Na mesma linha de entendimento, o Departamento Nacional de Registro Empresarial e Integração (DREI), encaminhou ofício circular SEI nº 6/2019/DREI/SGD/SEDGG-ME para todas as juntas comerciais, defendendo que a vedação do art. 977, do Código Civil, não se aplica às sociedades anônimas ou em comandita por ações e cooperativa. Veja no link a seguir: https://www.gov.br/economia/pt-br/assuntos/drei/legislacao/arquivos/oficios-circulares-drei/2019/Ofcioa_Circulara_SEIa_6a_2019a_DREIa_SGDa_SEDGGa_ME.pdf

Porém, caso a sociedade entre os cônjuges tenha sido contratada antes da entrada em vigor do Código Civil de 2002, não há qualquer vedação, por ausência de previsão legal no Código Civil de 1916, conforme esclarece a jurisprudência:

Ação de obrigação de fazer. Oficial registrário que nega averbação de alteração social de sociedade. PARTILHA DE BENS DECORRENTE DO DIVÓRCIO. Ação proposta pelo cônjuge virago. Réu que não regularizou a sua representação processual, tendo sido declarada a sua revelia. Sentença de parcial procedência. Inconformismo da autora no que tange à partilha da sociedade empresária constituída pelo casal, sobre a qual ficou estabelecido que ela teria direito ao valor que estava devidamente integralizado à data da separação de fato, observado, em todo caso, o percentual de sua participação no capital social. Partes que são casadas pelo regime de comunhão universal de bens. Sociedade empresária constituída antes da vigência do Código Civil de 2002. Aplicação do entendimento firmado na III Jornada de Direito Civil promovida pela Justiça Federal, que sustenta que a proibição de sociedade entre pessoas casadas sob o regime da comunhão universal ou da separação obrigatória só atinge as sociedades constituídas após a vigência do Código Civil de 2002. Comunhão universal que importa na comunicação de todos os bens presentes e futuros dos cônjuges, com exceção dos contidos no artigo 1.668 do CC/02. Autora que faz jus à metade dos 99% do capital social pertencente ao réu, enquanto ele tem direito à metade do 1% do capital social que compete à autora. Venda da sociedade empresarial, todavia, que não foi comprovada, não havendo que se falar em indenização nestes autos. Sentença reformada, para partilhar o capital social da sociedade empresária em 50% para cada cônjuge. RECURSO PARCIALMENTE PROVIDO. (TJ-SP – AC: 10113508620158260019 SP 1011350-86.2015.8.26.0019, Relator: Ana Maria Baldy, Data de Julgamento: 08/10/2020, 6ª Câmara de Direito Privado, Data de Publicação: 08/10/2020)

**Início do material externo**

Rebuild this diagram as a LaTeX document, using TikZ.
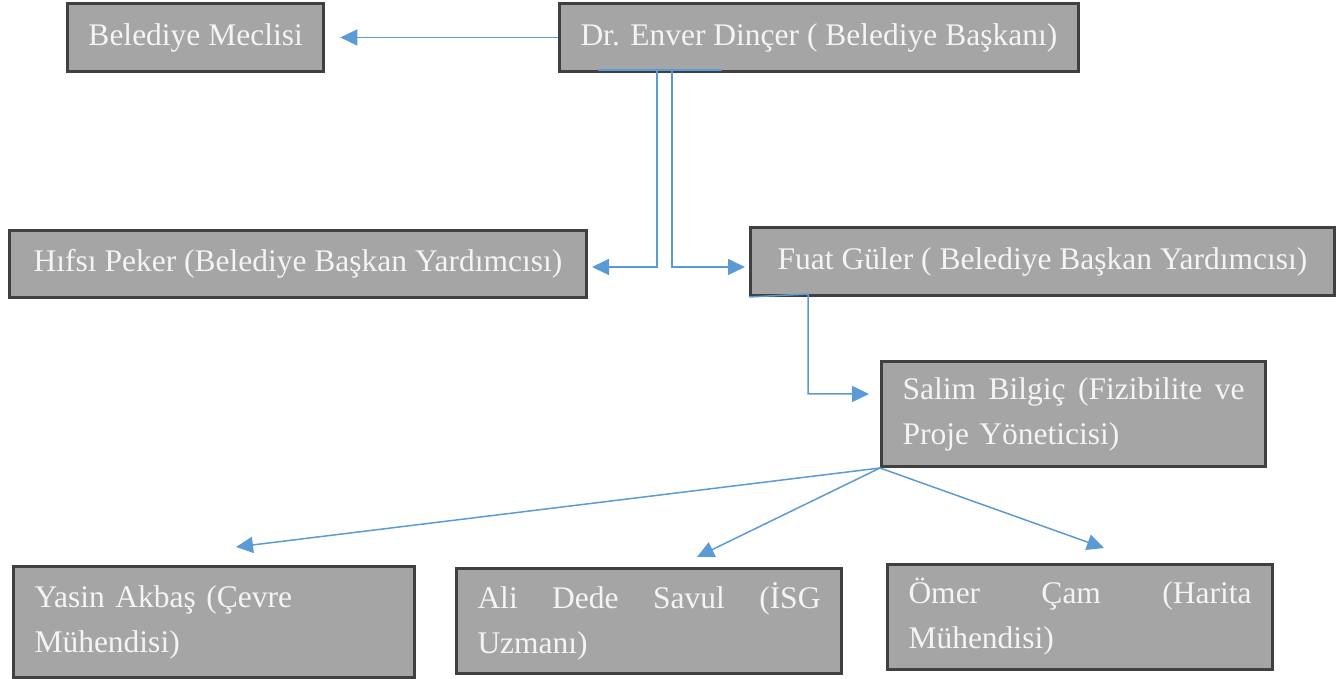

Portanto, apesar de existir entendimento doutrinário contrário à legislação vigente (artigo 977, do Código Civil), os cônjuges casados em regime de comunhão universal e de separação obrigatória NÃO podem fazer parte da mesma sociedade, caso a constituição da sociedade seja posterior à entrada em vigor do Código Civil de 2002.

*Raoni Sales de Barros é advogado especialista em direito empresarial pela PUC/GO e sócio do escritório Murillo Lobo e Advogados Associados.